Пейзажи менялись беспрерывно. Они грандиозны, как в сказках, и романтичны, как в балладах. Скалы — громадные белые куски мела или гранита — покрыты мохом и снегом. Их вершины теряются в тумане, а подножия украшены зеленью кедров и сосен. Под ними пропасти переходят в долины, где растут фисташки, зреют виноград, гранаты и вечно зеленеют пальмы. Водопады, как пущенная из сифона струя воды, шипят, орошая пеной и брызгами мир, лежащий внизу.
Над пропастями переброшены простые бревна, настолько толстые,
Глядя на то, как у коня нервно дрожат его тонкие уши, как блестит его скошенный карий глаз, я невольно задавал себе вопрос: где эти «автомобильные дороги», которые из кабинета своего департамента увидел когда-то статский советник Калмыков?
У одного из таких переходов мы встретили группу кафиров, и это был единственный случай, когда мы наткнулись на них.
Кафиристан, формально находящийся на территории Афганистана, — страна, ограниченная на севере и юге Гиндукушским хребтом, на западе и востоке — Читралом и долиной реки Кунар. Это горный район, снеговые хребты которого достигают иногда 5 тысяч метров высоты, фактически отрезанный от остального мира. На фоне дикой и величественной природы живет несколько племен кафиров, сохранивших древнюю культуру, со следами цивилизации, оставленной греками во время похода Александра Македонского в Индию. Одни лишь кафиры (что значит неверные) знают тропы, проходящие вдоль пропастей и бешеных потоков; только по этим тропам и можно проникнуть собственно в Афганистан или Индию.
В то время последним и, пожалуй, единственным европейцем, проникшим в Кафиристан и в его главный город Дир, был английский капитан Робертсон.
Впереди группы кафиров ехала женщина на большой и злой кобылице. Волосы наездницы были зачесаны гладко назад и свисали пучком в виде хвоста. На голове ее была надета шапка с двумя рогами и медными привесками в форме наперстков. Она была в шерстяной тунике, перевязанной красным шнурком с кистями, открытой спереди до живота, и золотых туфлях на босу ногу. Загнутые носы туфель упирались в стремена. Меня поразила непомерно малая величина ступни. Поперек седла женщина держала карабин.
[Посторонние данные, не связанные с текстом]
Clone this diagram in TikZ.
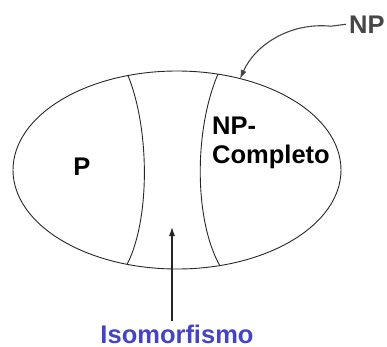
\documentclass[tikz,border=0pt]{standalone}
\usepackage{fontspec}
\setmainfont{Liberation Sans}
\usetikzlibrary{arrows.meta}
\definecolor{isoblue}{RGB}{68,68,196}
\definecolor{npgrey}{RGB}{70,70,70}
\begin{document}
\begin{tikzpicture}[x=1bp,y=-1bp,
  outline/.style={line width=0.9bp,draw=black!85},
  lbl/.style={font=\fontsize{25.5bp}{29bp}\selectfont\bfseries,inner sep=3bp},
  pointer/.style={line width=1.1bp,-{Latex[length=9bp,width=6bp]}}]
\useasboundingbox (0,0) rectangle (387,347);
% outer set
\draw[outline] (177,170) ellipse [x radius=164, y radius=99];
% dividers
\draw[outline] (128,75.5) .. controls (150,130) and (150,220) .. (127,264.5);
\draw[outline] (218,74) .. controls (194,130) and (194,220) .. (220,266);
% labels
\node[lbl,anchor=base] (p) at (82,175) {P};
\node[lbl,anchor=base west,align=left,text=black] (npc) at (209,163) {NP-\\Completo};
\node[lbl,anchor=base west,text=npgrey] (np) at (346,33) {NP};
\node[lbl,anchor=base,text=isoblue] (iso) at (177,343) {Isomorfismo};
% pointers
\coordinate (npTip) at (240,79);
\coordinate (isoTip) at (172,227);
\draw[pointer,draw=npgrey] (np.west) -- ++(-15,2) .. controls (290,22) and (255,45) .. (npTip);
\draw[pointer,draw=black!85] (iso.north -| isoTip) -- (isoTip);
\end{tikzpicture}
\end{document}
За ней ехали несколько горцев в темно-синих шальварах и рубашках, с накинутыми на плечи туниками.
Когда мы подъехали к рабату, нас поразила наступившая к вечеру резкая перемена температуры: страшная жара сменилась таким же холодом.
Рабат — крепость и одновременно убежище для проезжих и караванов. Расположены рабаты на равных расстояниях в неприступных горных гнездах. Снаружи видна квадратная стена, ров перед ней и ручей, уходящий под стену. Офицер — начальник конвоя подает знак, и горнист трубит сигнал. Узкие ворота открываются, перед ними выстраивается почетный караул — Два десятка солдат с офицером — для встречи «джернель-саиба».
Внутри рабат состоит из нескольких дворов, отделенных друг от друга каменными стенами: для караула, для лошадей и верблюдов и, наконец, для приезжих. В последнем дворе — десятка два ниш, темных и холодных, с каменным полом и отверстием в потолке, в которое можно видеть звездное небо.
Мне ставят во дворе палатку. В ней — раскладной стол. На нем свеча под стеклянным колпаком. На земле несколько тюфяков и на них довольно засаленные шелковые одеяла. Рядом шумит протекающий через двор ручей. Возле него сидит на коврике, скрестив ноги, риссальдар — офицер нашего конвоя. Он уже в чалме, белой рубашке, белых шальварах и босой. Пестрое одеяло накинуто на плечи. Кругом почтительно расположились солдаты. Один подает ему кальян, другой — пиалу с чаем. Хотя офицер в служебное время может отколотить провинившегося солдата палкой, это нисколько не нарушает существующих между ними патриархально-демократических отношений. Сейчас они сидят и мирно беседуют. Где-то звенят цепями яхтанов лошади. Огромные звезды и странная большая круглая луна висят на черном небе так низко, как будто их кто-то спустил на проволоке. Становится все холоднее. Мы закутываемся в покрывала из белой верблюжьей шерсти. До рассвета осталось всего несколько часов. Завтра мы въезжаем в Герат.